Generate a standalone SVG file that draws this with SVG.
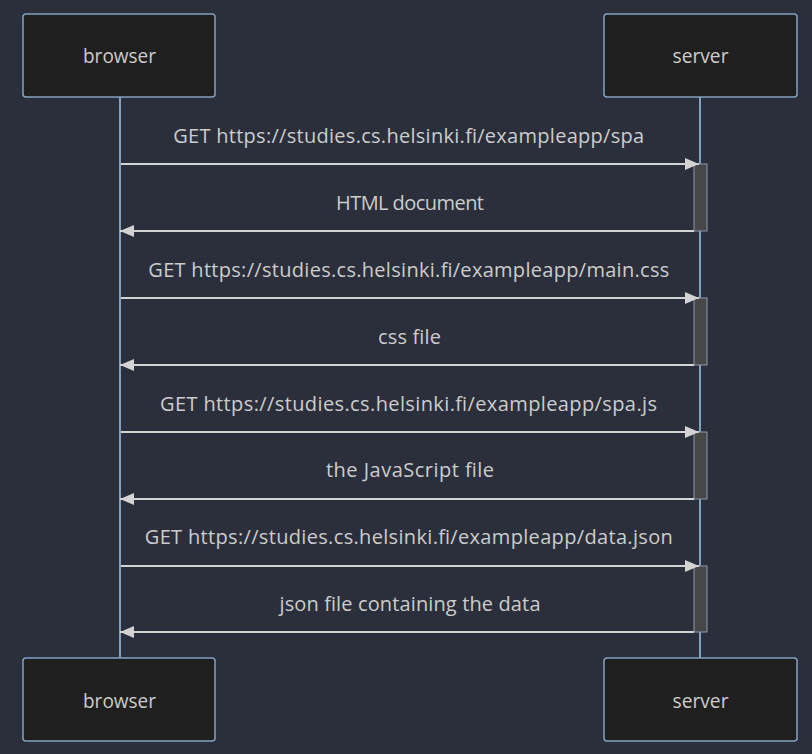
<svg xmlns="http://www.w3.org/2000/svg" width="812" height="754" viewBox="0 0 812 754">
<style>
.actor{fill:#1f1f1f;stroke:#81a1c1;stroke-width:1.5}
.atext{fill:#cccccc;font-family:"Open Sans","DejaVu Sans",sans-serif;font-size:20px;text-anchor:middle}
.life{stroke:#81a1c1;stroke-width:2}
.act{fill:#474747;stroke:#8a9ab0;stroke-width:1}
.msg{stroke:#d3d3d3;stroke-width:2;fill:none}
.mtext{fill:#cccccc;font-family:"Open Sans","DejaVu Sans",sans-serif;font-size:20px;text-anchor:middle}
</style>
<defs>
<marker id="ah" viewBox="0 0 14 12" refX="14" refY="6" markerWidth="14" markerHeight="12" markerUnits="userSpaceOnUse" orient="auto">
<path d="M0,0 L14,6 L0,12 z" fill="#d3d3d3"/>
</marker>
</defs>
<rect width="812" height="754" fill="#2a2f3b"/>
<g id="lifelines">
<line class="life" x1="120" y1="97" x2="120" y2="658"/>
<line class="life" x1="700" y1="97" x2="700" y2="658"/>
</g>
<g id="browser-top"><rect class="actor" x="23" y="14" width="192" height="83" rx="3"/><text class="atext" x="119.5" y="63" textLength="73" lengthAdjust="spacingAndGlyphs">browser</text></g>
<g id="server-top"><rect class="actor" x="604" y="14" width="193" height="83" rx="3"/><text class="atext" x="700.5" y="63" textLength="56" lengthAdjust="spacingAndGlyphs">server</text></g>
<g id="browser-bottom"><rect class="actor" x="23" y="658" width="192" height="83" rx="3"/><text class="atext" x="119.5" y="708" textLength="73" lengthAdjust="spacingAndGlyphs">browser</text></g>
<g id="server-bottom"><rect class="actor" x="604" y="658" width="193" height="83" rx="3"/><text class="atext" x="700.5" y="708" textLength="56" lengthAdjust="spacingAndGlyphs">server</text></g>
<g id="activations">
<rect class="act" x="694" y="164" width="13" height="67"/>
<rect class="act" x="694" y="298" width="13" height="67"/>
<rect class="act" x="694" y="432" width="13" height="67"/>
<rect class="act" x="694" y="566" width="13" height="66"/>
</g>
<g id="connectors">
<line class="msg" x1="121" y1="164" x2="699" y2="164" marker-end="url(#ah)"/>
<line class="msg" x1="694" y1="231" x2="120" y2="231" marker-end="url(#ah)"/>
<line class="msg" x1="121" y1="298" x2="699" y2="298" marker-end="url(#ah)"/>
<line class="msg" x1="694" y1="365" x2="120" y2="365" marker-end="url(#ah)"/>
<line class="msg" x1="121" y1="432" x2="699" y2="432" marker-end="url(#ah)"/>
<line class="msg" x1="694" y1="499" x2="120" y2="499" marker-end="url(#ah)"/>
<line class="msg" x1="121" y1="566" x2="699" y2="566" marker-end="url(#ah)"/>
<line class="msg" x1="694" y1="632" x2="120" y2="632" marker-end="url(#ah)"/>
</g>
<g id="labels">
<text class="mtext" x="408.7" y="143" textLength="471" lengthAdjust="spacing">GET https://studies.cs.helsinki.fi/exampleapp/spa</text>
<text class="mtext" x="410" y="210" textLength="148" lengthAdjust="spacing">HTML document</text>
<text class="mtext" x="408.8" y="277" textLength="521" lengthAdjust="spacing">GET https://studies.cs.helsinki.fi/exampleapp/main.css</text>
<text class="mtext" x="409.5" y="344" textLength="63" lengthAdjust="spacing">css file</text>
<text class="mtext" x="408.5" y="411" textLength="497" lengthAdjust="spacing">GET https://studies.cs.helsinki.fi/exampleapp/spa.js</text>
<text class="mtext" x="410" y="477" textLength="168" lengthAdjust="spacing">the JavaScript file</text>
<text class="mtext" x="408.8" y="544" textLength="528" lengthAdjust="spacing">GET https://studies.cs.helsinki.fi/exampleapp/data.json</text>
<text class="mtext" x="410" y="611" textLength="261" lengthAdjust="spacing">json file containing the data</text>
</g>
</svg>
__________________________________________________
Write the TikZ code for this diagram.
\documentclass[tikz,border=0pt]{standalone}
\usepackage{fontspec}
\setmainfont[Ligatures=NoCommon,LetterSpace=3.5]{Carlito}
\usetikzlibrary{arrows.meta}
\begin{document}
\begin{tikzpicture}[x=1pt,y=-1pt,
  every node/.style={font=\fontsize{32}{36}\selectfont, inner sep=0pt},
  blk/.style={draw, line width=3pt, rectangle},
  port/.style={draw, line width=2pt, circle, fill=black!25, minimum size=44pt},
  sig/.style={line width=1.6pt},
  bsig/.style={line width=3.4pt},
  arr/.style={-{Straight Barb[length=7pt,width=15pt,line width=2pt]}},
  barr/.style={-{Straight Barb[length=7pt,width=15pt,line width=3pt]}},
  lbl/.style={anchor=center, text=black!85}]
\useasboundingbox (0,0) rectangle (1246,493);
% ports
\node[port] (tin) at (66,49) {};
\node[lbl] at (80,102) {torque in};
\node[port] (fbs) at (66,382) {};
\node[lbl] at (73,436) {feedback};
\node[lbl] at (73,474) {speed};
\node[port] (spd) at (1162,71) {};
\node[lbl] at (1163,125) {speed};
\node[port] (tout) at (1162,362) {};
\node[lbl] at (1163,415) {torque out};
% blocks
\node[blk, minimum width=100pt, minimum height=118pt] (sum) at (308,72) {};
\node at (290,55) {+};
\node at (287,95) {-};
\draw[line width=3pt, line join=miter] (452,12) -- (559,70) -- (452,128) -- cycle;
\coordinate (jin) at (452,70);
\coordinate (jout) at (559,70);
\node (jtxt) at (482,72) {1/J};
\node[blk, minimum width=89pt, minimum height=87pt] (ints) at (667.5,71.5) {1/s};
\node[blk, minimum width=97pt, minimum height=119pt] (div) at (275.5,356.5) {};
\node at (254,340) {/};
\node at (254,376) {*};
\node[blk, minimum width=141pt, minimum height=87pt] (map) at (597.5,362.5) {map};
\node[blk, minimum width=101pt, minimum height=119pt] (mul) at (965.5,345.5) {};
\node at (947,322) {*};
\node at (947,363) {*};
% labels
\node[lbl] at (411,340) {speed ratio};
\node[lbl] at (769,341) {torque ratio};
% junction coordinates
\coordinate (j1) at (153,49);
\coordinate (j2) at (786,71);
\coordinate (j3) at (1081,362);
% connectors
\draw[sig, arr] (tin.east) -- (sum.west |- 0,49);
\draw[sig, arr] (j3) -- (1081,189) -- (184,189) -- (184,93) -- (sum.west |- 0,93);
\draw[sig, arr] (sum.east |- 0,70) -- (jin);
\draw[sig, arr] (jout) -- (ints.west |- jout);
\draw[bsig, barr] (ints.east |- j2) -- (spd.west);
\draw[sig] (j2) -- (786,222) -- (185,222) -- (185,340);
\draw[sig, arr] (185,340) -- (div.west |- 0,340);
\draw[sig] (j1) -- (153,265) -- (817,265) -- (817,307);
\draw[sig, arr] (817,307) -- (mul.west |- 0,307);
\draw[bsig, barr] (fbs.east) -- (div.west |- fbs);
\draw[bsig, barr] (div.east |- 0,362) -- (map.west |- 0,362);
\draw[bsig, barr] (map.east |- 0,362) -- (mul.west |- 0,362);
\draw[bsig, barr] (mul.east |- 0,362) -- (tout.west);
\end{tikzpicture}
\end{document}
__________________________________________________
* **Work to be completed**:
Scan the material above for the string "this" and report each line where you find it.

* **Exercise solution**:
Generate a standalone SVG file that draws this with SVG.
Write the TikZ code for this diagram.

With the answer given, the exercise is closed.